Everyone loves Zinn - he's a fun read. Read in concert with other books with other slants, he's very useful. As a primary textbook, he's no better than a 'great man' text - it's just a different kind of bias. We may like it better and approve of it more, but that doesn't change the fact that Zinn writes with an agenda (we just like his agenda). He's kind of like Patti Limerick; making up for deficits of past histories - but doing so by leaving out bits that might help someone understand the all-important 'why' of history. His is an important voice, but it is still only one voice among many.
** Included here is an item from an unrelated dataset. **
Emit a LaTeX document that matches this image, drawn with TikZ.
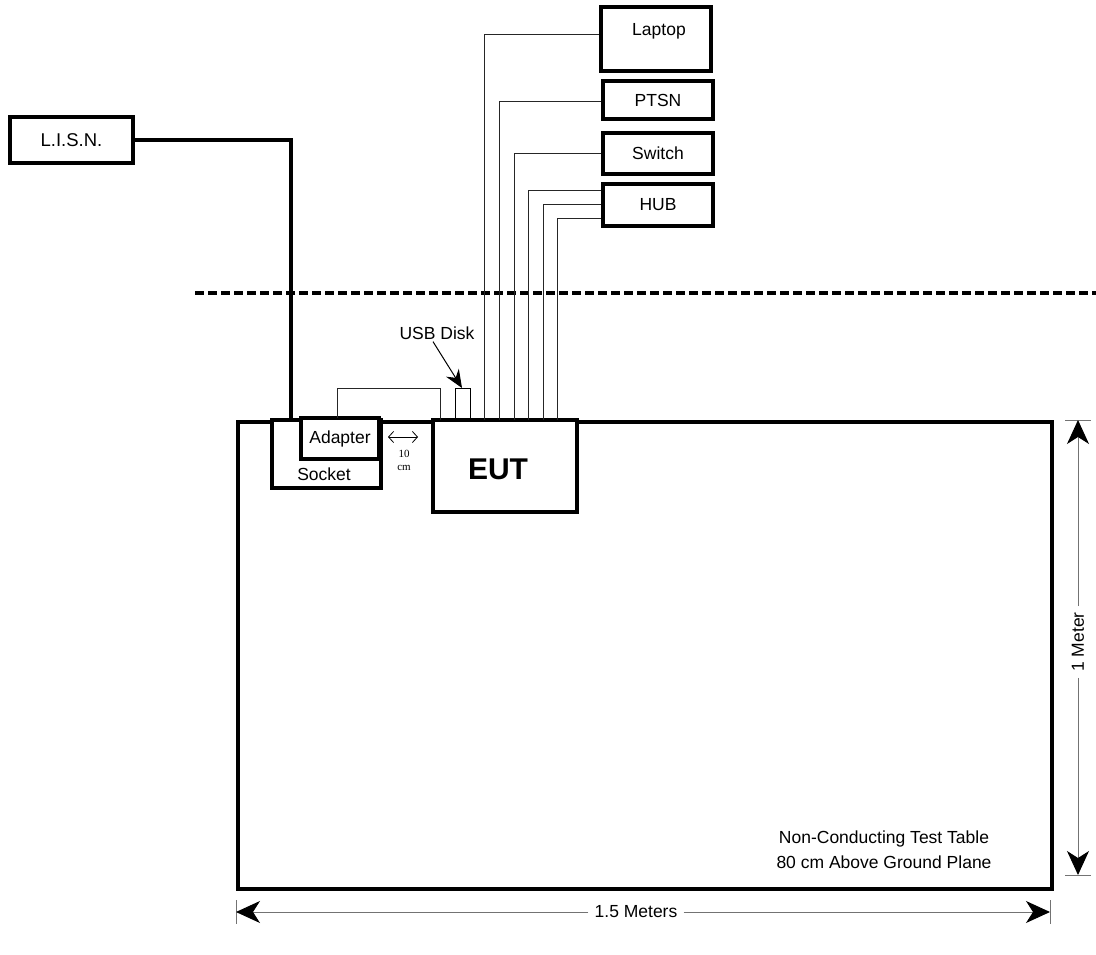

When I was an undergrad, one of my professor's assigned a particular book to the class (upper division Asian History course). We were to read it and write reviews, which would then be shared in class. We had three weeks. After the first week, we were huddling together before and after class, comparing notes on the book. It was a horror - so bad as to be done-right nasty. We couldn't FATHOM why he had assigned this book! Didn't he KNOW how bad it was?

Now, this professor was something of a curmudgeon, known for writing scathing assessments of our work; an "A" was a small miracle, regardless of how well we did. Many of the student's were loath to write a critical review of the book - fearful of the prof's wrath. What if the author was a friend or something?

A few of us did suck it up and wrote what we thought. I know I was sweating bullets when the day came to share the review in class.

Turns out (of course) that he had assigned the book on purpose - to see how many of us would take the plunge and assess it honestly. He told us that not all history is equal - and not all of it is good. It was our job, as historians, to figure that out. We couldn't rely on our teacher - or another reviewer - or the fact that we might know the author . . . or any other factor to tell us what to think about it.

That's how I feel about textbooks. There are some horrible examples that I wouldn't foist on anyone, but most are flawed in smaller ways. It is the job of the students', as historians, to make up their mind not just how they 'feel' about a book, but to determine, honestly and critically, why they feel that way. I'll help them - but I won't hand them an answer.